WORK TO COMPLETE: Nothing after the line with "import plotly.graph_objects as go" belongs in the copy; extract the lines below from the top through that line, pictures left out.

PROVIDED MATERIAL:
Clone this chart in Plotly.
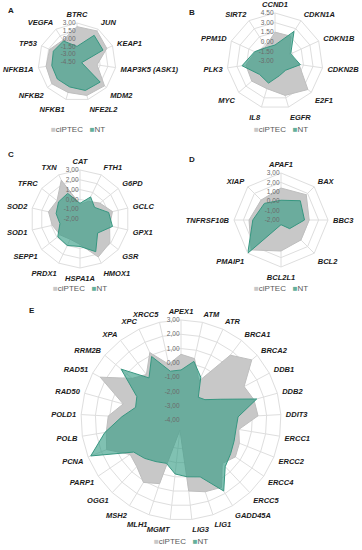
import plotly.graph_objects as go

# ---------------- data ----------------
a_genes = ["BTRC", "JUN", "KEAP1", "MAP3K5 (ASK1)", "MDM2", "NFE2L2", "NFKB1", "NFKB2", "NFKB1A", "TP53", "VEGFA"]
a_ciptec = [2.3, 2.6, 1.8, -0.6, 2.5, 2.2, 1.6, 1.9, 1.5, 1.3, 0.5]
a_nt = [-1.5, 1.6, 1.0, -3.6, 1.4, 1.2, 0.5, 0.5, 0.4, 0.5, 0.3]
a_ticks = [-4.5, -3.0, -1.5, 0.0, 1.5, 3.0]
a_ticktext = ["-4.50", "-3.00", "-1.50", "0.00", "1.50", "3.00"]

b_genes = ["CCND1", "CDKN1A", "CDKN1B", "CDKN2B", "E2F1", "EGFR", "IL8", "MYC", "PLK3", "PPM1D", "SIRT2"]
b_ciptec = [1.5, 1.6, -0.5, 0.8, 3.8, 2.6, 1.5, 1.8, 1.6, 0.4, -0.3]
b_nt = [-0.5, 2.5, -0.3, 1.0, -0.8, -0.6, 0.6, 0.2, 2.2, 0.5, -0.5]
b_ticks = [-3.0, -1.5, 0.0, 1.5, 3.0, 4.5]
b_ticktext = ["-3.00", "-1.50", "0.00", "1.50", "3.00", "4.50"]

c_genes = ["CAT", "FTH1", "G6PD", "GCLC", "GPX1", "GSR", "HMOX1", "HSPA1A", "PRDX1", "SEPP1", "SOD1", "SOD2", "TFRC", "TXN"]
c_ciptec = [-0.5, 0.0, 0.6, 1.4, 1.1, 1.9, 2.3, 0.6, 0.3, 0.6, 0.9, 1.3, 1.0, 2.4]
c_nt = [-0.4, 0.5, -0.1, 1.0, 1.4, 0.3, 1.7, 0.8, 1.0, 0.9, 0.1, 0.5, 0.8, 0.9]
c_ticks = [-2, -1, 0, 1, 2, 3]
c_ticktext = ["-2,00", "-1,00", "0,00", "1,00", "2,00", "3,00"]

d_genes = ["APAF1", "BAX", "BBC3", "BCL2", "BCL2L1", "PMAIP1", "TNFRSF10B", "XIAP"]
d_ciptec = [1.4, 1.8, 1.0, 1.0, 1.3, 2.5, 1.4, 1.0]
d_nt = [0.1, 0.9, 0.5, -0.7, -1.5, 3.0, 1.0, 0.5]
d_ticks = [-2, -1, 0, 1, 2, 3]
d_ticktext = ["-2,00", "-1,00", "0,00", "1,00", "2,00", "3,00"]

e_genes = ["APEX1", "ATM", "ATR", "BRCA1", "BRCA2", "DDB1", "DDB2", "DDIT3", "ERCC1", "ERCC2",
           "ERCC4", "ERCC5", "GADD45A", "LIG1", "LIG3", "MGMT", "MLH1", "MSH2", "OGG1", "PARP1",
           "PCNA", "POLB", "POLD1", "RAD50", "RAD51", "RRM2B", "XPA", "XPC", "XRCC5"]
e_ciptec = [0.6, 0.4, -1.0, 1.7, 2.5, 1.0, 1.3, 1.4, 0.1, 0.4,
            0.6, 0.2, 1.5, 1.3, 1.0, -3.3, 0.7, 1.1, 0.5, 0.3,
            1.6, 1.3, 1.1, 0.2, 2.4, 0.5, 0.0, 1.2, 0.0]
e_nt = [-0.5, 0.2, -0.7, -2.0, -1.8, -0.9, 1.5, 0.0, -0.1, 0.0,
        0.2, 0.5, 1.8, 0.2, 0.0, -0.2, -0.8, -0.6, -0.3, 0.0,
        2.8, 1.4, 0.15, -0.7, -0.5, 1.5, -0.3, 0.9, -0.5]
e_ticks = [-4, -3, -2, -1, 0, 1, 2, 3]
e_ticktext = ["-4,00", "-3,00", "-2,00", "-1,00", "0,00", "1,00", "2,00", "3,00"]

series_names = ["ciPTEC", "NT"]
panel_letters = ["A", "B", "C", "D", "E"]

# ---------------- style ----------------
W, H = 362, 550
GRAY_FILL = "rgb(200,200,200)"
GRAY_LINE = "rgb(190,190,190)"
NT_FILL = "rgba(50,155,130,0.62)"
NT_LINE = "rgb(55,150,128)"
LEG_GRAY = "rgb(200,200,200)"
LEG_NT = "rgb(100,175,155)"
GRID = "rgb(222,222,222)"
LABEL_FONT = dict(family="Liberation Sans, Arial, sans-serif", size=7.5, color="#1a1a1a",
                  weight="bold", style="italic")
TICK_FONT = dict(family="Liberation Sans, Arial, sans-serif", size=6.5, color="#6b6b6b")

# (center x, center y, radius) in pixels, legend position, letter position
panels = [
    dict(genes=a_genes, cip=a_ciptec, nt=a_nt, ticks=a_ticks, tt=a_ticktext, c=(77, 62, 39), leg=(78, 130), letter=(6, 10)),
    dict(genes=b_genes, cip=b_ciptec, nt=b_nt, ticks=b_ticks, tt=b_ticktext, c=(275, 61, 48), leg=(281, 130), letter=(187, 12)),
    dict(genes=c_genes, cip=c_ciptec, nt=c_nt, ticks=c_ticks, tt=c_ticktext, c=(80, 219, 49), leg=(80, 289), letter=(6, 154)),
    dict(genes=d_genes, cip=d_ciptec, nt=d_nt, ticks=d_ticks, tt=d_ticktext, c=(281, 220, 47), leg=(281, 289), letter=(187, 159)),
    dict(genes=e_genes, cip=e_ciptec, nt=e_nt, ticks=e_ticks, tt=e_ticktext, c=(181, 420, 100), leg=(181, 541), letter=(27, 310)),
]

fig = go.Figure()
layout = dict(width=W, height=H, margin=dict(l=0, r=0, t=0, b=0), paper_bgcolor="white",
              plot_bgcolor="white", showlegend=False, annotations=[])

for i, p in enumerate(panels):
    pid = "polar" if i == 0 else f"polar{i+1}"
    cx, cy, R = p["c"]
    genes = p["genes"]
    theta = genes + [genes[0]]
    for name, vals, fill, line in [(series_names[0], p["cip"], GRAY_FILL, GRAY_LINE),
                                   (series_names[1], p["nt"], NT_FILL, NT_LINE)]:
        fig.add_trace(go.Scatterpolar(r=vals + [vals[0]], theta=theta, name=name, subplot=pid,
                                      mode="lines", fill="toself", fillcolor=fill,
                                      line=dict(color=line, width=1)))
    layout[pid] = dict(
        domain=dict(x=[(cx - R) / W, (cx + R) / W], y=[(H - cy - R) / H, (H - cy + R) / H]),
        bgcolor="white",
        gridshape="linear",
        angularaxis=dict(direction="clockwise", rotation=90, categoryorder="array",
                         categoryarray=genes, tickfont=LABEL_FONT, gridcolor=GRID,
                         linecolor=GRID, showline=True, ticks="outside", ticklen=3,
                         tickcolor="rgba(0,0,0,0)"),
        radialaxis=dict(range=[p["ticks"][0], p["ticks"][-1]], tickvals=p["ticks"], ticktext=p["tt"],
                        angle=90, tickangle=90, side="counterclockwise", tickfont=TICK_FONT,
                        showline=False, gridcolor=GRID, ticks=""),
    )
    lx, ly = p["leg"]
    layout["annotations"].append(dict(
        x=lx / W, y=(H - ly) / H, xref="paper", yref="paper", showarrow=False,
        xanchor="center", yanchor="middle",
        text=(f"<span style='color:{LEG_GRAY}'>■</span>{series_names[0]}   "
              f"<span style='color:{LEG_NT}'>■</span>{series_names[1]}"),
        font=dict(family="Liberation Sans, Arial, sans-serif", size=8, color="#595959")))
    tx, ty = p["letter"]
    layout["annotations"].append(dict(
        x=tx / W, y=(H - ty) / H, xref="paper", yref="paper", showarrow=False,
        xanchor="left", yanchor="middle", text=f"<b>{panel_letters[i]}</b>",
        font=dict(family="Liberation Sans, Arial, sans-serif", size=8, color="#1a1a1a")))

fig.update_layout(**layout)
fig.write_html("out.html", config={"displayModeBar": False},
               post_script="document.body.style.margin='0';")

FINISHED ANSWER:
Clone this chart in Plotly.
import plotly.graph_objects as go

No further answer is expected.